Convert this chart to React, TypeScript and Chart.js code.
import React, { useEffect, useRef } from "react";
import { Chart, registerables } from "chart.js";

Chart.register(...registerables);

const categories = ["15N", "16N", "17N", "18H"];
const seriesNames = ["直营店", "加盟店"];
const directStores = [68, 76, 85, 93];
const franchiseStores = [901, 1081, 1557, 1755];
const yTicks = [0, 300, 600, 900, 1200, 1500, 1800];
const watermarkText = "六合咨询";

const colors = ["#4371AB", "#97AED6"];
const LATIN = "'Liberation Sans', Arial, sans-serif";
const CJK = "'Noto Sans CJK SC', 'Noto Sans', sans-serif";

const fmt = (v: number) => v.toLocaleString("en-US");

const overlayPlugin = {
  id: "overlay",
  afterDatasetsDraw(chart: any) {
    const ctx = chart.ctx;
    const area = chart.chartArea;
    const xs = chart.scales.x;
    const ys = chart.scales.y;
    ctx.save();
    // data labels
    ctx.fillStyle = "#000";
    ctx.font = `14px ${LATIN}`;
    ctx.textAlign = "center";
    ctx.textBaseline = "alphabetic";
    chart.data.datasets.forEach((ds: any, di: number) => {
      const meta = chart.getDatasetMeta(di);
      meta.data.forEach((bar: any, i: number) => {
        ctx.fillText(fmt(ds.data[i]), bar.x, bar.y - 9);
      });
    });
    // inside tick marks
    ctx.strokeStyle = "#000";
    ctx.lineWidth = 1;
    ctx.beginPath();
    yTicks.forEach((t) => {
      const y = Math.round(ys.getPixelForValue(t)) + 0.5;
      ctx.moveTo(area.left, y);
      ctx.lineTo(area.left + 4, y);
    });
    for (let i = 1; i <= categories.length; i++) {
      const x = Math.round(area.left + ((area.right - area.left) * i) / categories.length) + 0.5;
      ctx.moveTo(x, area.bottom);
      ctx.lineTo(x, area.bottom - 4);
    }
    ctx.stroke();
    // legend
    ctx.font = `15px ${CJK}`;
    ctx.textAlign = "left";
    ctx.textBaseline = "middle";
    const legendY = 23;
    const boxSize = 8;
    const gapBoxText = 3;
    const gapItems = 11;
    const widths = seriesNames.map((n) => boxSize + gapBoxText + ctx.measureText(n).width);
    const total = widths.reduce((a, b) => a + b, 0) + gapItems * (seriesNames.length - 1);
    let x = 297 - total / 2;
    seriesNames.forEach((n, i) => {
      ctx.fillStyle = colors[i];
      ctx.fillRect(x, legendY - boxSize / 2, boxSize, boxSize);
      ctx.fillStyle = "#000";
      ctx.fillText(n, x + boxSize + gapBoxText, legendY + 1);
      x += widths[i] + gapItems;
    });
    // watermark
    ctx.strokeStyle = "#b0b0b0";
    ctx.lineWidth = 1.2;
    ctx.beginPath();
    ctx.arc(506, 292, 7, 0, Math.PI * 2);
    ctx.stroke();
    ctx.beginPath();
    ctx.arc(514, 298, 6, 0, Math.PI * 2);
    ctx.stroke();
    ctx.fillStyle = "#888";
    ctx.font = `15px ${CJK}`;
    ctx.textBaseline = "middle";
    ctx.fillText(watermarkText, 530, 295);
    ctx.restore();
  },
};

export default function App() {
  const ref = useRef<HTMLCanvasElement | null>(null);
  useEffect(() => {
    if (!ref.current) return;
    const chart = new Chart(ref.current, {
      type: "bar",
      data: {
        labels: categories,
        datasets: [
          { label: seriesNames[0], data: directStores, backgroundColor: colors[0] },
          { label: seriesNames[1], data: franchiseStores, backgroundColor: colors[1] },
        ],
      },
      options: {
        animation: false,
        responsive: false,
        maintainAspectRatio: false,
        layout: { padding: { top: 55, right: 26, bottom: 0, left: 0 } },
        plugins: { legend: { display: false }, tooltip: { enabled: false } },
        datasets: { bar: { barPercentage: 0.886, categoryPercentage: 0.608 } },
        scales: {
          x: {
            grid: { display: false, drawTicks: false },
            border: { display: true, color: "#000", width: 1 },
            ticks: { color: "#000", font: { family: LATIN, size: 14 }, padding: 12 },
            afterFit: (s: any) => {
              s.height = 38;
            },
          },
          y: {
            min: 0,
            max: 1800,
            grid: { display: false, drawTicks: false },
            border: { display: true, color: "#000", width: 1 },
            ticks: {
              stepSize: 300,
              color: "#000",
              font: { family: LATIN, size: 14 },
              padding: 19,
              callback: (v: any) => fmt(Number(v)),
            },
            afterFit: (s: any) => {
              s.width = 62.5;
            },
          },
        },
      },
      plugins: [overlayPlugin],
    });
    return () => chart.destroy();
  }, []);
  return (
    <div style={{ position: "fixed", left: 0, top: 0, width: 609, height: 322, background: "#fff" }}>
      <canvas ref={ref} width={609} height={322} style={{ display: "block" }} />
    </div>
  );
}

-*-*-

### To be done
Reproduce the listing shown above in its entirety, exactly.

### Full answer
Convert this chart to React, TypeScript and Chart.js code.
import React, { useEffect, useRef } from "react";
import { Chart, registerables } from "chart.js";

Chart.register(...registerables);

const categories = ["15N", "16N", "17N", "18H"];
const seriesNames = ["直营店", "加盟店"];
const directStores = [68, 76, 85, 93];
const franchiseStores = [901, 1081, 1557, 1755];
const yTicks = [0, 300, 600, 900, 1200, 1500, 1800];
const watermarkText = "六合咨询";

const colors = ["#4371AB", "#97AED6"];
const LATIN = "'Liberation Sans', Arial, sans-serif";
const CJK = "'Noto Sans CJK SC', 'Noto Sans', sans-serif";

const fmt = (v: number) => v.toLocaleString("en-US");

const overlayPlugin = {
  id: "overlay",
  afterDatasetsDraw(chart: any) {
    const ctx = chart.ctx;
    const area = chart.chartArea;
    const xs = chart.scales.x;
    const ys = chart.scales.y;
    ctx.save();
    // data labels
    ctx.fillStyle = "#000";
    ctx.font = `14px ${LATIN}`;
    ctx.textAlign = "center";
    ctx.textBaseline = "alphabetic";
    chart.data.datasets.forEach((ds: any, di: number) => {
      const meta = chart.getDatasetMeta(di);
      meta.data.forEach((bar: any, i: number) => {
        ctx.fillText(fmt(ds.data[i]), bar.x, bar.y - 9);
      });
    });
    // inside tick marks
    ctx.strokeStyle = "#000";
    ctx.lineWidth = 1;
    ctx.beginPath();
    yTicks.forEach((t) => {
      const y = Math.round(ys.getPixelForValue(t)) + 0.5;
      ctx.moveTo(area.left, y);
      ctx.lineTo(area.left + 4, y);
    });
    for (let i = 1; i <= categories.length; i++) {
      const x = Math.round(area.left + ((area.right - area.left) * i) / categories.length) + 0.5;
      ctx.moveTo(x, area.bottom);
      ctx.lineTo(x, area.bottom - 4);
    }
    ctx.stroke();
    // legend
    ctx.font = `15px ${CJK}`;
    ctx.textAlign = "left";
    ctx.textBaseline = "middle";
    const legendY = 23;
    const boxSize = 8;
    const gapBoxText = 3;
    const gapItems = 11;
    const widths = seriesNames.map((n) => boxSize + gapBoxText + ctx.measureText(n).width);
    const total = widths.reduce((a, b) => a + b, 0) + gapItems * (seriesNames.length - 1);
    let x = 297 - total / 2;
    seriesNames.forEach((n, i) => {
      ctx.fillStyle = colors[i];
      ctx.fillRect(x, legendY - boxSize / 2, boxSize, boxSize);
      ctx.fillStyle = "#000";
      ctx.fillText(n, x + boxSize + gapBoxText, legendY + 1);
      x += widths[i] + gapItems;
    });
    // watermark
    ctx.strokeStyle = "#b0b0b0";
    ctx.lineWidth = 1.2;
    ctx.beginPath();
    ctx.arc(506, 292, 7, 0, Math.PI * 2);
    ctx.stroke();
    ctx.beginPath();
    ctx.arc(514, 298, 6, 0, Math.PI * 2);
    ctx.stroke();
    ctx.fillStyle = "#888";
    ctx.font = `15px ${CJK}`;
    ctx.textBaseline = "middle";
    ctx.fillText(watermarkText, 530, 295);
    ctx.restore();
  },
};

export default function App() {
  const ref = useRef<HTMLCanvasElement | null>(null);
  useEffect(() => {
    if (!ref.current) return;
    const chart = new Chart(ref.current, {
      type: "bar",
      data: {
        labels: categories,
        datasets: [
          { label: seriesNames[0], data: directStores, backgroundColor: colors[0] },
          { label: seriesNames[1], data: franchiseStores, backgroundColor: colors[1] },
        ],
      },
      options: {
        animation: false,
        responsive: false,
        maintainAspectRatio: false,
        layout: { padding: { top: 55, right: 26, bottom: 0, left: 0 } },
        plugins: { legend: { display: false }, tooltip: { enabled: false } },
        datasets: { bar: { barPercentage: 0.886, categoryPercentage: 0.608 } },
        scales: {
          x: {
            grid: { display: false, drawTicks: false },
            border: { display: true, color: "#000", width: 1 },
            ticks: { color: "#000", font: { family: LATIN, size: 14 }, padding: 12 },
            afterFit: (s: any) => {
              s.height = 38;
            },
          },
          y: {
            min: 0,
            max: 1800,
            grid: { display: false, drawTicks: false },
            border: { display: true, color: "#000", width: 1 },
            ticks: {
              stepSize: 300,
              color: "#000",
              font: { family: LATIN, size: 14 },
              padding: 19,
              callback: (v: any) => fmt(Number(v)),
            },
            afterFit: (s: any) => {
              s.width = 62.5;
            },
          },
        },
      },
      plugins: [overlayPlugin],
    });
    return () => chart.destroy();
  }, []);
  return (
    <div style={{ position: "fixed", left: 0, top: 0, width: 609, height: 322, background: "#fff" }}>
      <canvas ref={ref} width={609} height={322} style={{ display: "block" }} />
    </div>
  );
}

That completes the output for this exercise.